Since 1990, the APPLES Service-Learning program has offered Carolina students eye-opening community service experiences. Through a combination of traditional classroom instruction and out-of-class service, the program’s service-learning courses equip students to engage with and work to mitigate social issues.
According to associate professor Kathleen Fitzgerald, who began teaching at UNC-Chapel Hill in 2018, APPLES Service-Learning classes provide students the opportunity to “understand the world beyond just the books they’re reading,” challenging students to “make a conscious link between what they’re reading and what they’re doing.”
In addition to learning about social issues during classroom instruction, students in Fitzgerald’s service-learning course, Sociology 273: Social and Economic Justice, complete 30 hours of community service each semester. They volunteer with a variety of community partners, such as food pantries, tutoring initiatives, domestic violence shelters and many more.
Fitzgerald’s curriculum — both the academic and the experiential — emphasizes justice over charity.
“Service is really how you build compassion. I can give anyone a book about economic inequality and poverty, but nothing will hit home quite the same until you meet the people experiencing the struggles,” she said.
Blake Swanner, a former service-learning student who volunteered with the Durham Public Schools Hub Farm, said, “The APPLES program and SOCI 273 taught me that community service isn’t about working for your community, it’s about working with your community. Service is about coming together and creating change.”
Fitzgerald said the value of combining service with learning is that students understand larger structural aspects of inequality.
“Instead of just thinking about charity and how they can step in to help, they’re challenged to think about how we can fix the problem at hand––that’s the end goal,” she said.
According to Fitzgerald, students are often surprised to hear of the inequalities facing people within their own state and community. She shared that students from positions of privilege often begin her class as subscribers to society’s stigmatization of social issues like poverty, but they later interrogate and reshape those beliefs.
“Students’ perspectives are often changed by the discussions in our course: They begin to think about needs differently. Instead of seeing them as a result of individual ineptitude, these students learn to recognize the structural obstacles to people meeting all of their needs.”
As the COVID-19 pandemic heightened community needs, students in Fitzgerald’s spring 2021 service-learning course were in a unique position to “see first-hand how dramatically many peoples’ lives were altered.”
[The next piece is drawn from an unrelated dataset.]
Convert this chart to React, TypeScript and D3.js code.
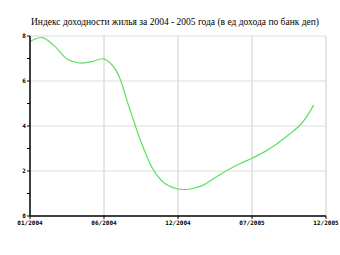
import React from "react";
import * as d3 from "d3";

const title = "Индекс доходности жилья за 2004 - 2005 года (в ед дохода по банк деп)";
const xTickLabels = ["01/2004", "06/2004", "12/2004", "07/2005", "12/2005"];
const xTickPos = [0, 6, 12, 18, 24];
const yMajor = [0, 2, 4, 6, 8];
const yMinor = [1, 3, 5, 7];
const months = d3.range(0, 24);
const values = [7.75, 7.93, 7.55, 6.98, 6.8, 6.86, 6.98, 6.45, 4.9, 3.3, 2.05, 1.42, 1.2, 1.2, 1.36, 1.7, 2.03, 2.32, 2.57, 2.85, 3.2, 3.62, 4.1, 4.93];

export default function App() {
  const W = 340, H = 255;
  const x = d3.scaleLinear().domain([0, 24]).range([30, 326]);
  const y = d3.scaleLinear().domain([0, 8]).range([216, 36]);
  const line = d3.line<number>().x((_, i) => x(months[i])).y(d => y(d)).curve(d3.curveCatmullRom.alpha(0.5));
  return (
    <svg width={W} height={H} style={{ position: "absolute", left: 0, top: 0 }}>
      <rect width={W} height={H} fill="#fff" />
      <text x={175} y={25} textAnchor="middle" fontFamily="'Liberation Serif', 'Times New Roman', 'DejaVu Serif', serif" fontSize={10} textLength={288} lengthAdjust="spacingAndGlyphs" fill="#000">{title}</text>
      {xTickPos.slice(1).map(t => (
        <line key={"gx" + t} x1={x(t)} x2={x(t)} y1={y(8)} y2={y(0)} stroke="#cccccc" strokeWidth={1} />
      ))}
      {yMajor.slice(1).map(t => (
        <line key={"gy" + t} x1={x(0)} x2={x(24)} y1={y(t)} y2={y(t)} stroke="#dddddd" strokeWidth={1} />
      ))}
      <path d={line(values) || ""} fill="none" stroke="#5ee05e" strokeWidth={1.2} />
      <line x1={x(0)} x2={x(0)} y1={y(8)} y2={y(0)} stroke="#000" strokeWidth={1.5} />
      <line x1={x(0)} x2={x(24)} y1={y(0)} y2={y(0)} stroke="#000" strokeWidth={1.5} />
      {yMajor.map(t => (
        <g key={"ym" + t}>
          <line x1={x(0) - 3} x2={x(0)} y1={y(t)} y2={y(t)} stroke="#000" />
          <text x={24} y={y(t) + 2} textAnchor="middle" fontFamily="DejaVu Sans Mono" fontWeight="bold" fontSize={6} fill="#000">{t}</text>
        </g>
      ))}
      {yMinor.map(t => (
        <line key={"yn" + t} x1={x(0) - 3} x2={x(0)} y1={y(t)} y2={y(t)} stroke="#000" />
      ))}
      {xTickPos.map((t, i) => (
        <g key={"xt" + t}>
          <line x1={x(t)} x2={x(t)} y1={y(0)} y2={y(0) + 3} stroke="#000" />
          <text x={x(t)} y={y(0) + 9} textAnchor="middle" fontFamily="DejaVu Sans Mono" fontWeight="bold" fontSize={6} fill="#000">{xTickLabels[i]}</text>
        </g>
      ))}
    </svg>
  );
}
While taking the course remotely, many students had to get creative with their volunteering. While some assisted with research for an eviction lab at Princeton, others served as virtual tutors.
Some students were able to complete in-person service with community partners whose work could be done with social distancing and masks, such as the Durham Community Food Pantry.
According to Fitzgerald, community partners were more grateful than ever for the students’ help during the pandemic. Swanner, who took the course in 2021, shared that the appreciation expressed by those at the Hub Farm was “overwhelming in the best possible way.”
Like all APPLES courses, Sociology 273 places a strong emphasis on reflection. Fitzgerald shared that the most rewarding part of her role is reading students’ end-of-semester reflection papers, which are an opportunity for her to see how much each student has grown throughout the course.
“One of the things I focus on in my class is that empathy is not innate––it has to be nurtured. By engaging in service, you help build up that part of yourself and learn to care about your fellow human, which I think is pretty fundamental,” Fitzgerald shared.